Leaf rust Resistance: It was observed that Aegilops species have higher potential for leaf rust resistance (Kerber and Dyck, 1969, 1979). As Ae. tauschii (ancestor of wheat with diploid chromosomes) have also possessed resistance for leaf and stem rust so it can be used in the breeding program to evolve the leaf and stem rust resistant wheat varieties which is necessary for the climatic conditions of Pakistan. Ae. geniculata possesses resistance against powdery mildew (Gill et al., 1989), yellow rust, brown rust. powdery mildew and Karnal bunt (Dhaliwal et al., 1986; Warham et al., 1986). Khem et al. (1987) also confirmed the above findings as they screened 11 different Aegilops species (1763 accessions) against yellow rust, brown rust and Karnal bunt and 407 different accessions were identified to be resistant. It means that the wild relatives of wheat possessed a large gene pool which is useful to create genetic variation necessary for varietal improvement. Screening of the closely related genus i.e. Aegilops speltoides has also identified for having resistance to powdery mildew (Miller and Reader, 1987). In the present study, different accessions of Ae. speltoides, Ae. triunciallis and Ae. variables also showed good resistance for rust and can be used for wheat improvement.

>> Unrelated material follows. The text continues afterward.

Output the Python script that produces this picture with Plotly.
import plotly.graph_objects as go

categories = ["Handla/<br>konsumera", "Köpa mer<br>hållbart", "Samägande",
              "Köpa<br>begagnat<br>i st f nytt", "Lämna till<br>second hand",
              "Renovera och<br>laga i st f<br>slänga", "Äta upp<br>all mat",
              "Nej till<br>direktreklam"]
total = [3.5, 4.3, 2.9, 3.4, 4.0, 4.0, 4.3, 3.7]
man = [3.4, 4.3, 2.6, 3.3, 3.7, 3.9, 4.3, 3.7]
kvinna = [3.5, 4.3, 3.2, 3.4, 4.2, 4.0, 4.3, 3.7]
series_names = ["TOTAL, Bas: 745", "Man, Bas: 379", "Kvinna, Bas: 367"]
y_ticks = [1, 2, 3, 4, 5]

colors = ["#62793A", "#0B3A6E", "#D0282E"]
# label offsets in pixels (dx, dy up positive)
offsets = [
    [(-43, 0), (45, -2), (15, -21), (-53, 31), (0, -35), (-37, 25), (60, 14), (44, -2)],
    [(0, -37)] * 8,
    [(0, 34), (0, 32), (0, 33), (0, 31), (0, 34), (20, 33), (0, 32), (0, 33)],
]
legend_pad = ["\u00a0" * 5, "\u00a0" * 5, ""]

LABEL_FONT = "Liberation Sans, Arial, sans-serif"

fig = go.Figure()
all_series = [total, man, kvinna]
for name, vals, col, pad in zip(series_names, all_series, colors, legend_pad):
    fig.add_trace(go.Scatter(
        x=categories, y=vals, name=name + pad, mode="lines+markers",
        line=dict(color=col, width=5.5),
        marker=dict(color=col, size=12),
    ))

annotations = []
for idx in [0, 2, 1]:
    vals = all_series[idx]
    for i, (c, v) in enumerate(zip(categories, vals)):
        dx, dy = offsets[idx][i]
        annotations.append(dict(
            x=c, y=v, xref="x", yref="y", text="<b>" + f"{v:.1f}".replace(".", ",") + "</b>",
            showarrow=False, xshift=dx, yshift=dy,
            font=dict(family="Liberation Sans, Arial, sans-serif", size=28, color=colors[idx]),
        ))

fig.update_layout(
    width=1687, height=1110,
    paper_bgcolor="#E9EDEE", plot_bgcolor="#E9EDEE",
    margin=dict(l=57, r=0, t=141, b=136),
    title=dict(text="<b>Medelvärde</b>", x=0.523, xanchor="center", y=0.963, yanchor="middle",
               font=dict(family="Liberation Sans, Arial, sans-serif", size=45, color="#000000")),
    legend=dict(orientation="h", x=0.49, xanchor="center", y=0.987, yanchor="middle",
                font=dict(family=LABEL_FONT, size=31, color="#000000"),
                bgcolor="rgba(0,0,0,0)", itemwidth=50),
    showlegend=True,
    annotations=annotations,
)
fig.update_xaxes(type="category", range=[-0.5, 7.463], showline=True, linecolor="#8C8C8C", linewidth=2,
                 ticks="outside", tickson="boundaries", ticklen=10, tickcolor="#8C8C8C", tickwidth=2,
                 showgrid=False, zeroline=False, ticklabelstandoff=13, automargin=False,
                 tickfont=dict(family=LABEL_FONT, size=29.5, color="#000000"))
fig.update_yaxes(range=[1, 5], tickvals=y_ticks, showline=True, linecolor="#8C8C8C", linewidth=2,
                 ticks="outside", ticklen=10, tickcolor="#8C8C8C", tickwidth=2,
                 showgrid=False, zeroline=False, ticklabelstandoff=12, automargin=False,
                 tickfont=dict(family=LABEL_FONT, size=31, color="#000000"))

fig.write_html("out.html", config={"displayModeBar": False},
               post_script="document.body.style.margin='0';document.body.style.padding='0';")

Ae. geniculata (2n=4x=28, UU MoMo) is a species of particular interest for genetic and breeding research as donor of genes for complex disease resistance (Bochev et al., 1982). Farooq et al. (1990a) observed that crossability of Ae. geniculata with Triticum aestivum and T. turgidum is very high compared to that of Ae. tauschii and of Ae. neglecta. Since Ae. geniculata shares genome U with Ae. umbellulata, so it can be anticipated as a donor of agronomically important gene(s) to wheat.
Ae. variables (2n=4x=28, UUSVSV) is also an annual, bushy, tetraploid member of the section Polyeides of the genus Aegilops has resistance against leaf rust which is confirmed by our study. Beside the above resistant genes it also possesses pairing promoters genes which further increase the crossability to tetraploid and hexaploid wheat cultivars (Farooq et al., 1990b).
Specialized cytogenetic techniques are now available to make successful genetic transfer from distantly located genomes and it is anticipated that genes for resistance to leaf rust and salt tolerance could be transferred to wheat from resistant accessions of Ae. geniculata, Ae. tauschii., Ae. neglecta, Ae. triunciallis, Ae. speltoides and Ae. variables.